Naquela época, o aço era uma parte importante do sonho americano. A siderurgia estava repleta de trabalhadores imigrantes recém-chegados que resistiam às condições precárias de trabalho para construir o país em crescimento.
“Carros, aviões, navios, cortadores de relva, mesas de escritório, cofres dos bancos, baloiços... Viver no século XX na América era viver num mundo feito de aço”, escreveu o historiador Jim Rasenberger no seu livro sobre a liga de metal. “A estrutura de aço tornou a construção civil mais eficiente e económica, e teve um efeito menos pragmático – mas ainda assim, mais significativo. Deu aos humanos a habilidade de subirem até onde os elevadores e a audácia os podiam levar.”
A audácia de 11 homens na fotografia conhecida como Almoço no topo de um arranha-céus ("Lunch atop a skyscraper") é evidente. Mas até ao dia de hoje, as suas identidades são quase desconhecidas.
Quando o New York Post perguntou, em 2003, se alguém conhecia estes homens, recebeu centenas de respostas de pessoas certas que os trabalhadores da fotografia eram seus parentes.
Uma afirmação semelhante – “O meu pai está na ponta, à direita, e meu tio na ponta da esquerda” – está escrita numa cópia da fotografia pendurada num bar em Galway, na Irlanda, que captou a atenção dos irmãos Sean e Eamonn Ó Cualáin, cineastas especialistas em documentários. Queriam encontrar o homem que o escreveu, conhecer a sua família e rastrear todos os outros homens na foto.
Apesar dos seus melhores esforços, o filme de 2012 Men At Lunch não conseguiu provar as afirmações do homem sobre sua família. Os dois irmãos não conseguiram verificar o nome da maioria dos trabalhadores ou afirmação recorrente de que o homem que aparece ao centro, com um cigarro na boca, é Peter Rice, um trabalhador siderúrgico indígena, um dos muitos nativos norte-americanos que construíram Nova Iorque.
Com a ajuda de Roussel, arquivista do Centro Rockefeller, os dois irmãos localizaram dois homens da foto: Joe Curtis, o terceiro a contar da direita, e Joseph Eckner, o terceiro a contar da esquerda. Pouco se sabe sobre ambos os homens.
O fotógrafo por detrás da imagem também é um mistério. Embora muita gente confunda a foto com o trabalho de Lewis Hine, conhecido pelas suas fotografias do Empire State Building e Ellis Island, havia vários fotógrafos no Centro Rockefeller naquele dia. Ninguém sabe ao certo quem pode reivindicar a autoria da famosa imagem.
Para Sergio Furnari, o mistério que envolve os rostos apenas aumenta o fascínio.
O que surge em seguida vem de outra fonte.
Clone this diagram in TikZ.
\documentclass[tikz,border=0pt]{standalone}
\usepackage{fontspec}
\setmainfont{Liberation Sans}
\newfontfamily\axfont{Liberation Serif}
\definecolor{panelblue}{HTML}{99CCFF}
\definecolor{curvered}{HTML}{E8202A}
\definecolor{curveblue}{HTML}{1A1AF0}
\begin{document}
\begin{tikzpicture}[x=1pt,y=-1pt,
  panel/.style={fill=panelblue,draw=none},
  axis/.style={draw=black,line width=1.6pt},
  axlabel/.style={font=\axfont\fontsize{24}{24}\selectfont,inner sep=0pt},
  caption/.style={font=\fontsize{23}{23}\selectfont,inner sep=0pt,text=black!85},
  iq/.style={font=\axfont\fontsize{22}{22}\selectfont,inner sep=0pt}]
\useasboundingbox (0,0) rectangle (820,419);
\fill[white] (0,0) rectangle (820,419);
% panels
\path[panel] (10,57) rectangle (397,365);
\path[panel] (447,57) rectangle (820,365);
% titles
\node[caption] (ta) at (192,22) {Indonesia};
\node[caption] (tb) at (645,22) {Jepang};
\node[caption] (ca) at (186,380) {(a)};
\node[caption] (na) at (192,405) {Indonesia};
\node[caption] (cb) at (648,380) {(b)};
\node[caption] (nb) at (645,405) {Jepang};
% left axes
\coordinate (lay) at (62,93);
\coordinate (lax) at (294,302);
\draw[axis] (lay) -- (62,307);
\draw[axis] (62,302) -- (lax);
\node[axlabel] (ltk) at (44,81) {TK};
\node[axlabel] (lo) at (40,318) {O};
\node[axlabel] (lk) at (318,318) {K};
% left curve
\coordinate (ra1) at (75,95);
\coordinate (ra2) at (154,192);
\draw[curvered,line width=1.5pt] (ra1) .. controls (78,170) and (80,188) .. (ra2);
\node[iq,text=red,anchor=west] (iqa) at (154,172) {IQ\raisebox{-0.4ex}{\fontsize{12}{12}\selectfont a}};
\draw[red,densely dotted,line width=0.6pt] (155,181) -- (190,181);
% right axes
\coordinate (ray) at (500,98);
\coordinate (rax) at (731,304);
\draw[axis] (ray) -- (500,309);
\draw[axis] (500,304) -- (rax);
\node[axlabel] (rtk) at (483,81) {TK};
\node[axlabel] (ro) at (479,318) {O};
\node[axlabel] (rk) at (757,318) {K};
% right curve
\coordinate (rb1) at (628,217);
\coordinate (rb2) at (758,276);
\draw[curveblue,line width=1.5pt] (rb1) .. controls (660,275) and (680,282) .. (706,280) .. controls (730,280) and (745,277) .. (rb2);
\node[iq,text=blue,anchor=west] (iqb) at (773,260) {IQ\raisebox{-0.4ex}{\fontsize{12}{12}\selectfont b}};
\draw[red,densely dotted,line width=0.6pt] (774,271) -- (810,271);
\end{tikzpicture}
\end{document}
Furnari é artista plástico e cria esculturas baseadas na fotografia desde os anos 90.
“Tive uma ligação imediata porque sou da Sicília”, disse Furnari ao Our Town em 2017. “Vi um grupo de sicilianos sentados naquela trave”.
As suas esculturas eram do tamanho de uma mão até 2000, quando decidiu que a imagem era tão poderosa que merecia algo maior. Então, criou uma réplica em tamanho real, com 12 metros de comprimento. Terminou-a logo após o 11 de Setembro de 2001. Uma altura em que o país precisava de um impulso, tal como tinha acontecido durante a Grande Depressão, considerou.
Furnari montou a escultura em forma de I dentro de um camião e passou semanas a conduzir pela cidade de Nova Iorque. Viajou por todo o país, enquanto em Nova Iorque, o Ground Zero se tornava a base do World Trade Center. Os trabalhadores siderúrgicos passaram 11 anos a erguer a nova estrutura para que ela fosse a mais alta dos EUA.
Apesar de a sua determinação continuar a inspirar, muita coisa mudou desde que a famosa fotografia foi tirada – incluindo os regulamentos de segurança. Quando os trabalhadores faziam uma pausa para almoçar, as suas botas estavam obrigatoriamente em terra firme.